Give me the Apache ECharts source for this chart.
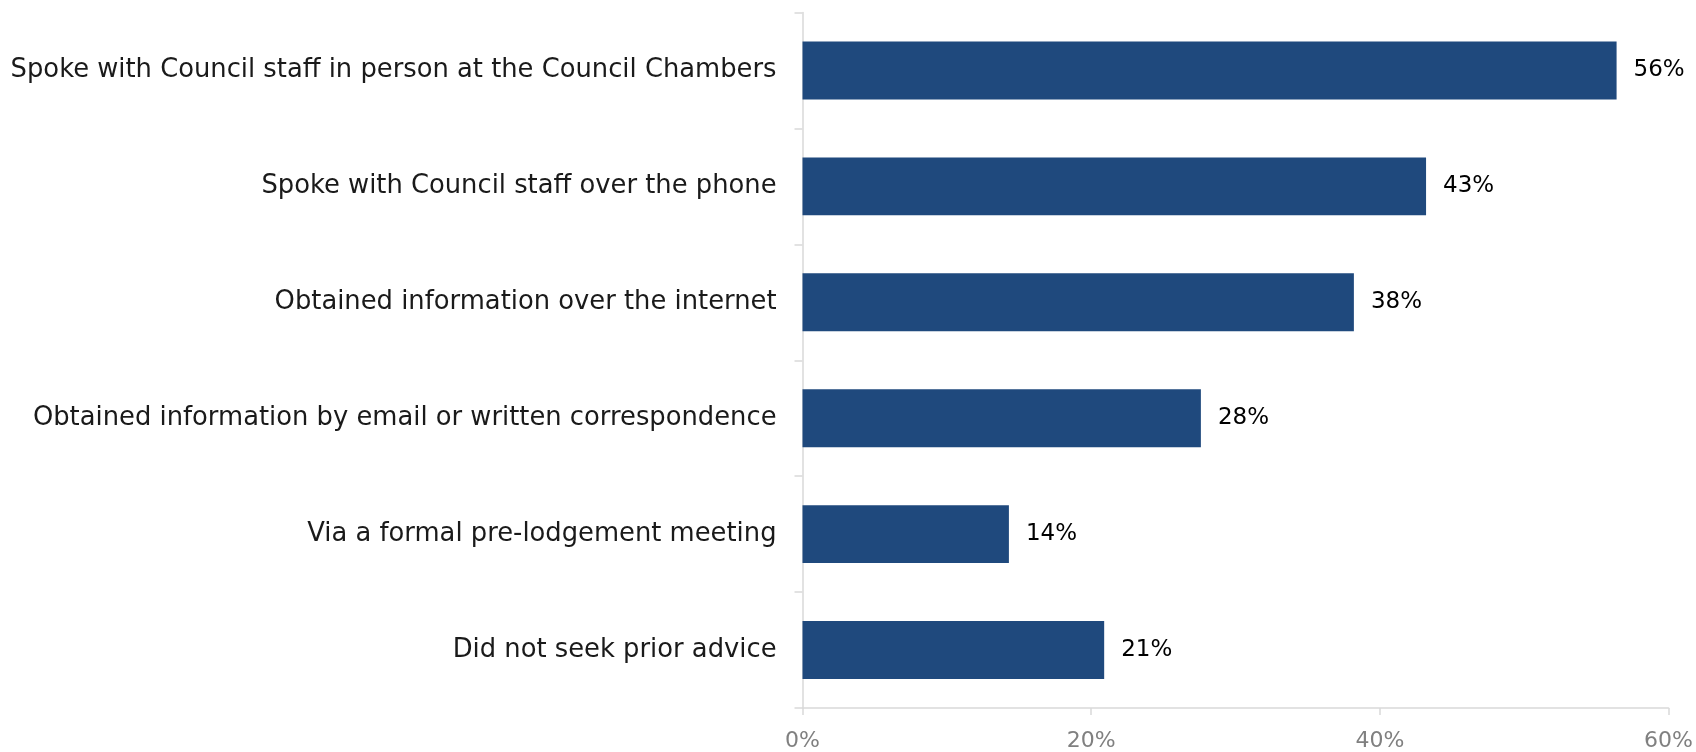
<!DOCTYPE html>
<html>
<head>
<meta charset="utf-8">
<script src="https://cdn.jsdelivr.net/npm/echarts@6/dist/echarts.min.js"></script>
<style>
html,body{margin:0;padding:0;background:#fff;}
#chart{width:1696px;height:752px;}
</style>
</head>
<body>
<div id="chart"></div>
<script>
const categories = [
  "Spoke with Council staff in person at the Council Chambers",
  "Spoke with Council staff over the phone",
  "Obtained information over the internet",
  "Obtained information by email or written correspondence",
  "Via a formal pre-lodgement meeting",
  "Did not seek prior advice"
];
const values = [56.4, 43.2, 38.2, 27.6, 14.3, 20.9];
const xTicks = { min: 0, max: 60, interval: 20 };

const FONT = "DejaVu Sans";
const chart = echarts.init(document.getElementById('chart'), null, { renderer: 'canvas' });
chart.setOption({
  animation: false,
  backgroundColor: '#ffffff',
  grid: { left: 802.5, right: 26.5, top: 12.5, bottom: 40, containLabel: false },
  xAxis: {
    type: 'value',
    min: xTicks.min, max: xTicks.max, interval: xTicks.interval,
    axisLine: { show: true, lineStyle: { color: '#d9d9d9', width: 1.5 } },
    axisTick: { show: true, length: 7, lineStyle: { color: '#d9d9d9', width: 1.5 } },
    splitLine: { show: false },
    axisLabel: { formatter: '{value}%', color: '#808080', fontFamily: FONT, fontSize: 22, margin: 22 }
  },
  yAxis: {
    type: 'category',
    data: categories,
    inverse: true,
    axisLine: { show: true, lineStyle: { color: '#d9d9d9', width: 1.5 } },
    axisTick: { show: true, length: 8, alignWithLabel: false, lineStyle: { color: '#d9d9d9', width: 1.5 } },
    axisLabel: { color: '#1a1a1a', fontFamily: FONT, fontSize: 25.8, margin: 26 }
  },
  series: [{
    type: 'bar',
    data: values,
    barWidth: '50%',
    itemStyle: { color: '#1F497D' },
    label: {
      show: true, position: 'right', distance: 17,
      formatter: p => Math.round(p.value) + '%',
      color: '#000', fontFamily: FONT, fontSize: 23
    }
  }]
});
</script>
</body>
</html>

----

Directive:
In your copy of the listing above, reproduce each line exactly and omit all pictures.

Solution:
Give me the Apache ECharts source for this chart.
<!DOCTYPE html>
<html>
<head>
<meta charset="utf-8">
<script src="https://cdn.jsdelivr.net/npm/echarts@6/dist/echarts.min.js"></script>
<style>
html,body{margin:0;padding:0;background:#fff;}
#chart{width:1696px;height:752px;}
</style>
</head>
<body>
<div id="chart"></div>
<script>
const categories = [
  "Spoke with Council staff in person at the Council Chambers",
  "Spoke with Council staff over the phone",
  "Obtained information over the internet",
  "Obtained information by email or written correspondence",
  "Via a formal pre-lodgement meeting",
  "Did not seek prior advice"
];
const values = [56.4, 43.2, 38.2, 27.6, 14.3, 20.9];
const xTicks = { min: 0, max: 60, interval: 20 };

const FONT = "DejaVu Sans";
const chart = echarts.init(document.getElementById('chart'), null, { renderer: 'canvas' });
chart.setOption({
  animation: false,
  backgroundColor: '#ffffff',
  grid: { left: 802.5, right: 26.5, top: 12.5, bottom: 40, containLabel: false },
  xAxis: {
    type: 'value',
    min: xTicks.min, max: xTicks.max, interval: xTicks.interval,
    axisLine: { show: true, lineStyle: { color: '#d9d9d9', width: 1.5 } },
    axisTick: { show: true, length: 7, lineStyle: { color: '#d9d9d9', width: 1.5 } },
    splitLine: { show: false },
    axisLabel: { formatter: '{value}%', color: '#808080', fontFamily: FONT, fontSize: 22, margin: 22 }
  },
  yAxis: {
    type: 'category',
    data: categories,
    inverse: true,
    axisLine: { show: true, lineStyle: { color: '#d9d9d9', width: 1.5 } },
    axisTick: { show: true, length: 8, alignWithLabel: false, lineStyle: { color: '#d9d9d9', width: 1.5 } },
    axisLabel: { color: '#1a1a1a', fontFamily: FONT, fontSize: 25.8, margin: 26 }
  },
  series: [{
    type: 'bar',
    data: values,
    barWidth: '50%',
    itemStyle: { color: '#1F497D' },
    label: {
      show: true, position: 'right', distance: 17,
      formatter: p => Math.round(p.value) + '%',
      color: '#000', fontFamily: FONT, fontSize: 23
    }
  }]
});
</script>
</body>
</html>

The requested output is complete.